Et quand le système électrique s’effondre, il n’y a plus d’eau non plus. Imaginez des millions de personnes sans eau, sans électricité, par 52  °C. Ce sont là des répercussions directes des changements climatiques. Cela ne fait que commencer, hélas…

Je ne suis pas climatologue, mais le GIEC parle des évolutions de la décennie passée, il sous-estime peut-être les conséquences et le rythme du réchauffement, qui semble s’accélérer depuis quelques années. Je crains qu’il survienne plus tôt, nous frappant plus durement encore. Et vous savez, cela me pèse sur les épaules, je sais que le secteur de l’énergie est le principal responsable de ce qui se passe. Nous devons le faire évoluer pour arrêter ça. Nous n’avons plus de temps à perdre.

Qu’attendez-vous de la COP26 ?

L’Amérique est de retour dans l’effort mondial, nous connaissons un incroyable élan positif. Amérique, Europe, Chine, Japon, Afrique, tout le monde est à bord. La COP26 de Glasgow est décisive. J’ai demandé au gouvernement anglais que le tournant mondial de l’énergie soit le principal pilier des discussions. J’essaie de construire un pont entre l’accord de Paris, avec ses exigences de maintenir le réchauffement à 1,5  °C, et la COP26. Si seulement nous retrouvions la mobilisation enthousiaste que nous avons réalisée à Paris. J’espère que, cette fois, nous prendrons des engagements juridiquement contraignants pour les pays signataires.

Le grand problème vient du fait que l’effort fait en Europe et dans plusieurs pays pour passer aux énergies décarbonées ne suffit pas. Cela doit se faire en Inde, Indonésie, Afrique, Chine, Amérique latine, car les émissions proviennent aussi de ces pays. Et les émissions produites à Jakarta, à Lille, à Détroit ou à Johannesburg ont le même effet sur la planète. Les émissions n’ont pas de passeport. Nous sommes tous lancés dans un marathon contre la catastrophe.
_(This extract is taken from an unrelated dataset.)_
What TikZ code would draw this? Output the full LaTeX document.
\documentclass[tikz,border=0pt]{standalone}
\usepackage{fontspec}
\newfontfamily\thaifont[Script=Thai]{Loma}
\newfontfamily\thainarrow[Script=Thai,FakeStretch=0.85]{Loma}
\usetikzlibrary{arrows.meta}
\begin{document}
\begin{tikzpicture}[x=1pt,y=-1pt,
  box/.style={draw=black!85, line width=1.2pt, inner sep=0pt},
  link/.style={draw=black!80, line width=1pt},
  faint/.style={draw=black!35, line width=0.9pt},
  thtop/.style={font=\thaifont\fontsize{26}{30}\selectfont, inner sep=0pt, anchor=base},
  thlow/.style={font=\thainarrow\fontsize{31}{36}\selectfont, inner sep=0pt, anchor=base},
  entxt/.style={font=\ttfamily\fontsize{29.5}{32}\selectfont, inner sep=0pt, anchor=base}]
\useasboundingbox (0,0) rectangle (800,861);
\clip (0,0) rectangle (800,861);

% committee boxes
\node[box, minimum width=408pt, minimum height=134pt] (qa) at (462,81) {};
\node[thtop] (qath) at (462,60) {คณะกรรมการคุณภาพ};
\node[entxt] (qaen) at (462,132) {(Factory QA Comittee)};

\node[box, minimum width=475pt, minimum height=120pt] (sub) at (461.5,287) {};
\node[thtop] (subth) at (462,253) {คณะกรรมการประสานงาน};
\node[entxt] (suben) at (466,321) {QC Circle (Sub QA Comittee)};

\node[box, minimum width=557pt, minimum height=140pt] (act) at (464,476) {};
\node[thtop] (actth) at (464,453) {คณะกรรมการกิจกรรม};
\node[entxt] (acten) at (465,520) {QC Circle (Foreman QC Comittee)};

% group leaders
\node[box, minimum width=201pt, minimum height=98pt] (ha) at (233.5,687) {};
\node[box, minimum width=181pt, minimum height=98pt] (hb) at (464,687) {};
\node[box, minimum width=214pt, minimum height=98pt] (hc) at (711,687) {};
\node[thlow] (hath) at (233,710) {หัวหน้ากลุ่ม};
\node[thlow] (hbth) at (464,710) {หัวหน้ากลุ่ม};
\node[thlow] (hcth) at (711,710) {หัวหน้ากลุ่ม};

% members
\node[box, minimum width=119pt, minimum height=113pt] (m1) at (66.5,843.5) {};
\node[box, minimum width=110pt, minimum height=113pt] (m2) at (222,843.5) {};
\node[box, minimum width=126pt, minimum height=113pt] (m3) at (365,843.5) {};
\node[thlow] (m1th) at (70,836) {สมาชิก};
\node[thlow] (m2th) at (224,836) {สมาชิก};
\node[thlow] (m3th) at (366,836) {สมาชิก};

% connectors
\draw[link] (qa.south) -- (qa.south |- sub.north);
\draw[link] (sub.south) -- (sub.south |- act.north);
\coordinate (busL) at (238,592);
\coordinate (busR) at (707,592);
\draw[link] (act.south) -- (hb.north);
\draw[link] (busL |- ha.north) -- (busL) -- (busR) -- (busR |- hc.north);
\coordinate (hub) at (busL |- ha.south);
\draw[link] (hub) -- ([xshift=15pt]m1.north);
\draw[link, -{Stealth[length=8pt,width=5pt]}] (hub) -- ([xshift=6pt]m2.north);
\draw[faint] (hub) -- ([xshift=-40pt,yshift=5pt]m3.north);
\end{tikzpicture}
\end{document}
Tout le monde doit participer, et franchir la ligne, sinon personne ne gagne. Avant cette COP26, nous sommes parvenus à un moment critique de l’histoire mondiale. Sur une Terre elle-même en état critique. Si un grand pays traîne les pieds, tout le monde échoue. Il n’y a pas d’option pour échouer à Glasgow. Le pays qui ne voudra pas faire partie de la solution, l’histoire ne lui pardonnera jamais. Quel qu’il soit. Je le dis très solennellement.